-- Supplied data --

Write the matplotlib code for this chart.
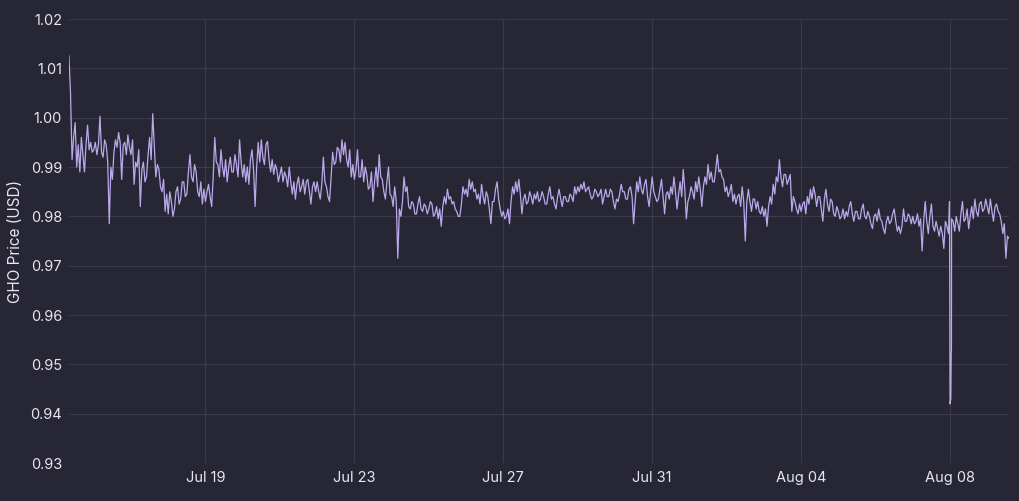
import pandas as pd
import matplotlib
matplotlib.use("Agg")
import matplotlib.pyplot as plt
import matplotlib.dates as mdates
from matplotlib.ticker import FormatStrFormatter

# GHO price, hourly readings taken off the chart (first day starts at 08:00)
jul15 = [1.0125, 1.0050, 0.9915, 0.9960, 0.9990, 0.9900, 0.9945, 0.9890,
         0.9960, 0.9925, 0.9890, 0.9945, 0.9985, 0.9935, 0.9950, 0.9930]
jul16 = [0.9935, 0.9950, 0.9925, 0.9945, 1.0003, 0.9930, 0.9920, 0.9955, 0.9945, 0.9910, 0.9785, 0.9900,
         0.9875, 0.9930, 0.9955, 0.9940, 0.9970, 0.9950, 0.9875, 0.9945, 0.9950, 0.9925, 0.9965, 0.9940]
jul17 = [0.9925, 0.9955, 0.9865, 0.9910, 0.9900, 0.9935, 0.9820, 0.9895, 0.9910, 0.9870, 0.9880, 0.9925,
         0.9960, 0.9915, 1.0008, 0.9945, 0.9880, 0.9905, 0.9895, 0.9860, 0.9850, 0.9875, 0.9810, 0.9845]
jul18 = [0.9805, 0.9850, 0.9830, 0.9800, 0.9815, 0.9850, 0.9860, 0.9825, 0.9835, 0.9870, 0.9870, 0.9840,
         0.9845, 0.9890, 0.9925, 0.9880, 0.9870, 0.9905, 0.9890, 0.9850, 0.9840, 0.9870, 0.9825, 0.9855]
jul19 = [0.9830, 0.9850, 0.9865, 0.9840, 0.9820, 0.9880, 0.9960, 0.9910, 0.9905, 0.9880, 0.9935, 0.9900,
         0.9880, 0.9915, 0.9870, 0.9900, 0.9920, 0.9890, 0.9890, 0.9925, 0.9905, 0.9880, 0.9955, 0.9910]
jul20 = [0.9880, 0.9905, 0.9870, 0.9900, 0.9865, 0.9915, 0.9935, 0.9895, 0.9820, 0.9900, 0.9950, 0.9910,
         0.9955, 0.9920, 0.9905, 0.9945, 0.9952, 0.9915, 0.9890, 0.9915, 0.9885, 0.9905, 0.9895, 0.9870]
jul21 = [0.9885, 0.9900, 0.9870, 0.9890, 0.9880, 0.9860, 0.9900, 0.9870, 0.9845, 0.9870, 0.9835, 0.9865,
         0.9880, 0.9850, 0.9860, 0.9875, 0.9845, 0.9870, 0.9875, 0.9850, 0.9825, 0.9860, 0.9870, 0.9850]
jul22 = [0.9870, 0.9850, 0.9835, 0.9865, 0.9920, 0.9870, 0.9860, 0.9840, 0.9830, 0.9880, 0.9930, 0.9905,
         0.9910, 0.9940, 0.9935, 0.9910, 0.9955, 0.9925, 0.9950, 0.9915, 0.9900, 0.9935, 0.9880, 0.9905]
jul23 = [0.9875, 0.9895, 0.9935, 0.9880, 0.9880, 0.9915, 0.9870, 0.9900, 0.9885, 0.9855, 0.9860, 0.9890,
         0.9830, 0.9870, 0.9900, 0.9860, 0.9925, 0.9880, 0.9875, 0.9850, 0.9835, 0.9870, 0.9900, 0.9845]
jul24 = [0.9840, 0.9820, 0.9860, 0.9830, 0.9715, 0.9815, 0.9800, 0.9830, 0.9880, 0.9850, 0.9860, 0.9820,
         0.9815, 0.9830, 0.9825, 0.9805, 0.9805, 0.9825, 0.9840, 0.9815, 0.9810, 0.9825, 0.9820, 0.9805]
jul25 = [0.9815, 0.9830, 0.9825, 0.9800, 0.9805, 0.9820, 0.9795, 0.9815, 0.9780, 0.9820, 0.9840, 0.9825,
         0.9855, 0.9835, 0.9840, 0.9825, 0.9830, 0.9815, 0.9810, 0.9800, 0.9800, 0.9825, 0.9860, 0.9845]
jul26 = [0.9855, 0.9840, 0.9875, 0.9855, 0.9870, 0.9850, 0.9855, 0.9835, 0.9845, 0.9825, 0.9865, 0.9840,
         0.9825, 0.9850, 0.9840, 0.9815, 0.9785, 0.9830, 0.9830, 0.9855, 0.9870, 0.9835, 0.9815, 0.9800]
jul27 = [0.9810, 0.9795, 0.9800, 0.9815, 0.9785, 0.9830, 0.9860, 0.9845, 0.9870, 0.9850, 0.9875, 0.9845,
         0.9805, 0.9835, 0.9845, 0.9825, 0.9830, 0.9850, 0.9840, 0.9825, 0.9845, 0.9835, 0.9850, 0.9830]
jul28 = [0.9835, 0.9850, 0.9840, 0.9825, 0.9825, 0.9845, 0.9860, 0.9835, 0.9840, 0.9825, 0.9815, 0.9840,
         0.9855, 0.9835, 0.9820, 0.9840, 0.9840, 0.9830, 0.9830, 0.9845, 0.9840, 0.9830, 0.9860, 0.9845]
jul29 = [0.9860, 0.9850, 0.9865, 0.9855, 0.9870, 0.9850, 0.9855, 0.9860, 0.9845, 0.9835, 0.9840, 0.9855,
         0.9850, 0.9840, 0.9845, 0.9855, 0.9825, 0.9840, 0.9855, 0.9840, 0.9840, 0.9855, 0.9850, 0.9830]
jul30 = [0.9815, 0.9835, 0.9830, 0.9845, 0.9865, 0.9850, 0.9850, 0.9835, 0.9835, 0.9855, 0.9860, 0.9840,
         0.9785, 0.9830, 0.9870, 0.9850, 0.9880, 0.9855, 0.9845, 0.9865, 0.9875, 0.9840, 0.9820, 0.9850]
jul31 = [0.9880, 0.9850, 0.9840, 0.9830, 0.9835, 0.9855, 0.9875, 0.9840, 0.9805, 0.9845, 0.9850, 0.9835,
         0.9860, 0.9845, 0.9880, 0.9850, 0.9815, 0.9845, 0.9870, 0.9840, 0.9895, 0.9855, 0.9795, 0.9830]
aug01 = [0.9840, 0.9860, 0.9850, 0.9835, 0.9870, 0.9850, 0.9880, 0.9855, 0.9820, 0.9860, 0.9880, 0.9865,
         0.9905, 0.9875, 0.9890, 0.9870, 0.9870, 0.9895, 0.9925, 0.9890, 0.9895, 0.9880, 0.9875, 0.9850]
aug02 = [0.9860, 0.9840, 0.9850, 0.9865, 0.9830, 0.9845, 0.9825, 0.9840, 0.9845, 0.9820, 0.9860, 0.9830,
         0.9750, 0.9830, 0.9855, 0.9830, 0.9810, 0.9835, 0.9835, 0.9815, 0.9830, 0.9810, 0.9805, 0.9820]
aug03 = [0.9800, 0.9815, 0.9780, 0.9820, 0.9840, 0.9825, 0.9865, 0.9845, 0.9880, 0.9870, 0.9915, 0.9880,
         0.9860, 0.9885, 0.9885, 0.9865, 0.9875, 0.9885, 0.9810, 0.9840, 0.9830, 0.9815, 0.9805, 0.9825]
aug04 = [0.9810, 0.9825, 0.9830, 0.9805, 0.9840, 0.9825, 0.9855, 0.9835, 0.9860, 0.9845, 0.9820, 0.9840,
         0.9840, 0.9815, 0.9790, 0.9835, 0.9855, 0.9825, 0.9810, 0.9835, 0.9830, 0.9805, 0.9800, 0.9820]
aug05 = [0.9810, 0.9795, 0.9800, 0.9815, 0.9795, 0.9810, 0.9800, 0.9820, 0.9830, 0.9805, 0.9790, 0.9810,
         0.9810, 0.9795, 0.9795, 0.9815, 0.9825, 0.9800, 0.9795, 0.9810, 0.9800, 0.9785, 0.9775, 0.9800]
aug06 = [0.9805, 0.9790, 0.9815, 0.9795, 0.9790, 0.9775, 0.9765, 0.9790, 0.9800, 0.9785, 0.9790, 0.9805,
         0.9815, 0.9790, 0.9770, 0.9780, 0.9765, 0.9780, 0.9815, 0.9790, 0.9790, 0.9805, 0.9800, 0.9785]
aug07 = [0.9800, 0.9785, 0.9790, 0.9805, 0.9780, 0.9795, 0.9730, 0.9790, 0.9830, 0.9790, 0.9765, 0.9800,
         0.9825, 0.9780, 0.9770, 0.9790, 0.9775, 0.9760, 0.9780, 0.9765, 0.9735, 0.9790, 0.9780, 0.9765]
aug08 = [0.9420, 0.9795, 0.9790, 0.9770, 0.9800, 0.9785, 0.9770, 0.9805, 0.9830, 0.9790, 0.9795, 0.9815,
         0.9775, 0.9800, 0.9820, 0.9795, 0.9835, 0.9810, 0.9800, 0.9825, 0.9830, 0.9810, 0.9815, 0.9835]
aug09 = [0.9820, 0.9805, 0.9835, 0.9810, 0.9790, 0.9820, 0.9825, 0.9810, 0.9805, 0.9790, 0.9765, 0.9785,
         0.9715, 0.9760, 0.9755]

# extra readings around the depeg on Aug 08
dip_times = ["2024-08-07 23:40", "2024-08-08 00:30", "2024-08-08 00:45", "2024-08-08 00:55"]
dip_prices = [0.9830, 0.9430, 0.9520, 0.9530]

y_ticks = [0.93, 0.94, 0.95, 0.96, 0.97, 0.98, 0.99, 1.00, 1.01, 1.02]
x_tick_dates = ["2024-07-19", "2024-07-23", "2024-07-27", "2024-07-31", "2024-08-04", "2024-08-08"]

prices = (jul15 + jul16 + jul17 + jul18 + jul19 + jul20 + jul21 + jul22 + jul23 + jul24 + jul25 + jul26 + jul27
          + jul28 + jul29 + jul30 + jul31 + aug01 + aug02 + aug03 + aug04 + aug05 + aug06 + aug07 + aug08 + aug09)
df = pd.DataFrame({
    "time": pd.date_range("2024-07-15 08:00", periods=len(prices), freq="h"),
    "price": prices,
})
df_dip = pd.DataFrame({"time": pd.to_datetime(dip_times), "price": dip_prices})
df = pd.concat([df, df_dip]).sort_values("time").reset_index(drop=True)

bg = "#272634"
text_col = "#e6e6ec"
grid_col = "#3b3a4a"

plt.rcParams["font.family"] = ["Inter", "DejaVu Sans"]

fig = plt.figure(figsize=(10.2, 5.01), dpi=100, facecolor=bg)
ax = fig.add_axes([0.0676, 0.0758, 0.9216, 0.8862], facecolor=bg)

ax.plot(df["time"], df["price"], color="#bba9ec", linewidth=0.9)

ax.set_ylim(0.93, 1.02)
ax.set_yticks(y_ticks)
ax.yaxis.set_major_formatter(FormatStrFormatter("%.2f"))
ax.set_xlim(df["time"].iloc[0], df["time"].iloc[-1])
ax.set_xticks(pd.to_datetime(x_tick_dates))
ax.xaxis.set_major_formatter(mdates.DateFormatter("%b %d"))

ax.grid(True, color=grid_col, linewidth=0.8)
ax.set_axisbelow(True)
for s in ax.spines.values():
    s.set_visible(False)
ax.tick_params(axis="both", length=0, colors=text_col, labelsize=10.5)
ax.tick_params(axis="y", pad=5)
ax.tick_params(axis="x", pad=6)

ax.set_ylabel("GHO Price (USD)", color=text_col, fontsize=11, labelpad=5)

fig.savefig("out.png", dpi=100, facecolor=bg)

-- Exercise prompt --
Select every line in the material above where the string "matplotlib" occurs, and copy it.

-- Answer to this exercise --
Write the matplotlib code for this chart.
import matplotlib
matplotlib.use("Agg")
import matplotlib.pyplot as plt
import matplotlib.dates as mdates
from matplotlib.ticker import FormatStrFormatter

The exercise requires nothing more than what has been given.